-- Inside a temple in Los Angeles, Andrew Keegan greeted a “circle” of over 80 fellow congregants and began the “activate chant.”
“I’m Andrew,” he told the group, which was made up of stylish young people.
“We love you, Andrew,” the group said back to him.
“I’m here to activate renewal,” Keegan responded. “Clarity in the steps to move forward.”
The circle nodded and, all-together, said, “And so it is.”
This is how Keegan has spent every Sunday for the past year. It's all part of his latest project, “Full Circle.”
“Full Circle is an open source spiritual community,” Keegan said. “We have a creed. We do believe that everything is an expression of the creator and that we coming together create our own destiny, our own path.”
Keegan, who is the group’s chief funder, founded Full Circle with some friends last year. He thinks of himself as a kind of spiritual entrepreneur and Full Circle as a sort of start-up. Some media say Keegan has started “a new religion.”
“It makes me happy,” Keegan said. “I’m passionate about it. I mean, when you’re living a passion-filled life, there’s nothing better. ... I like to see people in that transformational space. And that’s what happens here. ... We’ve touched a lot of people in one year.”
Full Circle’s congregation is filled with many of Keegan’s fans from way back. Some tried to describe what Full Circle was, or did.
“They believe in the authentic story that is life,” said one follower named Torkum.
“Just rad, funky people to do rad, funky things,” said another follower named Ruby.
Keegan has been in the entertainment industry for most of his life. His father was an actor and his mother was a hairdresser.
He started doing commercials at age 4, and his first big role was in the 1994 movie, “Camp Nowhere.” Then came appearances on ‘90s mainstays like “Baywatch,” “Moesha” and “Full House.” In 1997, he had a recurring role on “Party of Five,” followed by “7th Heaven” and “10 Things I Hate About You,” for which he is perhaps best remembered.
There was a time when he could barely go out in public without being swarmed by teen girls.
“It was like total mayhem,” Keegan said. “It was malls, malls and any gathering place where you had a, really what you would call mob mentality.”
Keegan invested in real estate, dabbled in new age spirituality and did a lot of surfing. He still does a little acting and still gets recognized. But with age -- he’s now 36 -- spirituality has become his main interest.
Full Circle has an art gallery and offers energy healing, chakras, crystals and a milky drink that is supposed to help fulfill “intentions.” There’s also a lot of meditation and Full Circle throws parties, but through all of it, Keegan appears sincere in what he is doing.
“It’s positivity, it’s doing good. It’s a smile, it’s a hug,” he said. “If you do things with a place of love you will feel good and it’s an energy exchange. It’s being one with the environment, one with each other.”
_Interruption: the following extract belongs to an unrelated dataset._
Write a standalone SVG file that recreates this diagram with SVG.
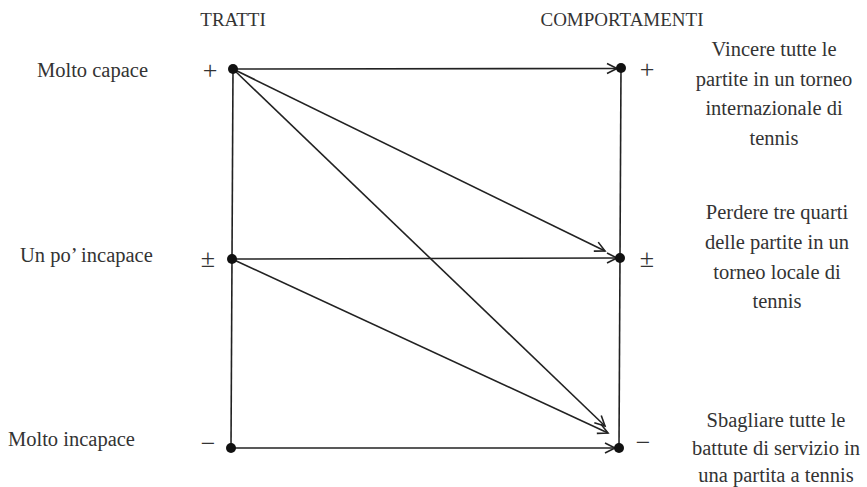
<svg xmlns="http://www.w3.org/2000/svg" width="867" height="487" viewBox="0 0 867 487" font-family="'Liberation Serif', 'Times New Roman', serif">
<defs>
<style>
text{font-family:'Liberation Serif','Times New Roman',serif;font-size:20.5px;fill:#333}
.h{font-size:19px}
.s{font-size:26px}
.m{text-anchor:middle}
.ln{stroke:#222;stroke-width:1.6;fill:none}
.ar{stroke:#222;stroke-width:1.6;fill:none;marker-end:url(#ah)}
.dot{fill:#111}
</style>
<marker id="ah" markerUnits="userSpaceOnUse" markerWidth="14" markerHeight="14" refX="11" refY="6" orient="auto" viewBox="0 0 14 12">
<path d="M1,1 L11,6 L1,11" fill="none" stroke="#222" stroke-width="1.6"/>
</marker>
</defs>
<rect width="867" height="487" fill="#fff"/>
<g id="headers">
<text class="h m" x="233" y="26">TRATTI</text>
<text class="h m" x="622" y="26">COMPORTAMENTI</text>
</g>
<g id="connectors">
<line class="ln" x1="233" y1="69" x2="231" y2="448"/>
<line class="ln" x1="621" y1="68" x2="619" y2="448"/>
<line class="ar" x1="233" y1="69" x2="617" y2="68.5"/>
<line class="ar" x1="233" y1="69" x2="605" y2="251"/>
<line class="ar" x1="233" y1="69" x2="605" y2="426"/>
<line class="ar" x1="232" y1="259" x2="617" y2="258"/>
<line class="ar" x1="232" y1="259" x2="608" y2="433"/>
<line class="ar" x1="231" y1="448" x2="615" y2="448"/>
</g>
<g id="trait-high">
<text x="37" y="77">Molto capace</text>
<text class="m s" x="210" y="79">+</text>
<circle class="dot" cx="233" cy="69" r="5"/>
</g>
<g id="trait-mid">
<text x="20" y="262">Un po’ incapace</text>
<text class="m s" x="208" y="267">±</text>
<circle class="dot" cx="232" cy="259" r="5"/>
</g>
<g id="trait-low">
<text x="8" y="446">Molto incapace</text>
<text class="m s" x="208" y="452">−</text>
<circle class="dot" cx="231" cy="448" r="5"/>
</g>
<g id="behav-high">
<circle class="dot" cx="621" cy="68" r="5"/>
<text class="m s" x="647" y="78">+</text>
<text class="m" x="774" y="56">Vincere tutte le</text>
<text class="m" x="774" y="86">partite in un torneo</text>
<text class="m" x="774" y="115">internazionale di</text>
<text class="m" x="774" y="145">tennis</text>
</g>
<g id="behav-mid">
<circle class="dot" cx="620" cy="258" r="5"/>
<text class="m s" x="647" y="267">±</text>
<text class="m" x="777" y="219">Perdere tre quarti</text>
<text class="m" x="777" y="249">delle partite in un</text>
<text class="m" x="777" y="279">torneo locale di</text>
<text class="m" x="777" y="308">tennis</text>
</g>
<g id="behav-low">
<circle class="dot" cx="619" cy="448" r="5"/>
<text class="m s" x="643" y="451">−</text>
<text class="m" x="776" y="427">Sbagliare tutte le</text>
<text class="m" x="776" y="455">battute di servizio in</text>
<text class="m" x="776" y="482">una partita a tennis</text>
</g>
</svg>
Keegan said he poured all his savings “and then some” into Full Circle, and relies on “some” loans and donations. In fact, Full Circle leadership meetings often center on the issue of money.
But he wants to make it clear that he is not the boss. He says Full Circle doesn’t have gurus, that the group is a “leader-full movement.”
“Two-thirds of young Americans don’t associate with traditional religion, so ... there’s a great interest in ... [a] community center, or spiritual community center,” he said.
Even though he said he has laid down the most cash to fund it, Keegan denied that Full Circle was his own personal church. He added that criticisms of Full Circle were hurtful, “especially when you know you’re doing something good.”
It’s clear he takes great pride in what he’s doing.
“It’s about something bigger and larger than yourself, and so that’s what this has been,” Keegan said. “And it’s not just for me. It’s for everybody that’s here. So to see us all raise our vibration together is really what it’s about and what we can do from here.”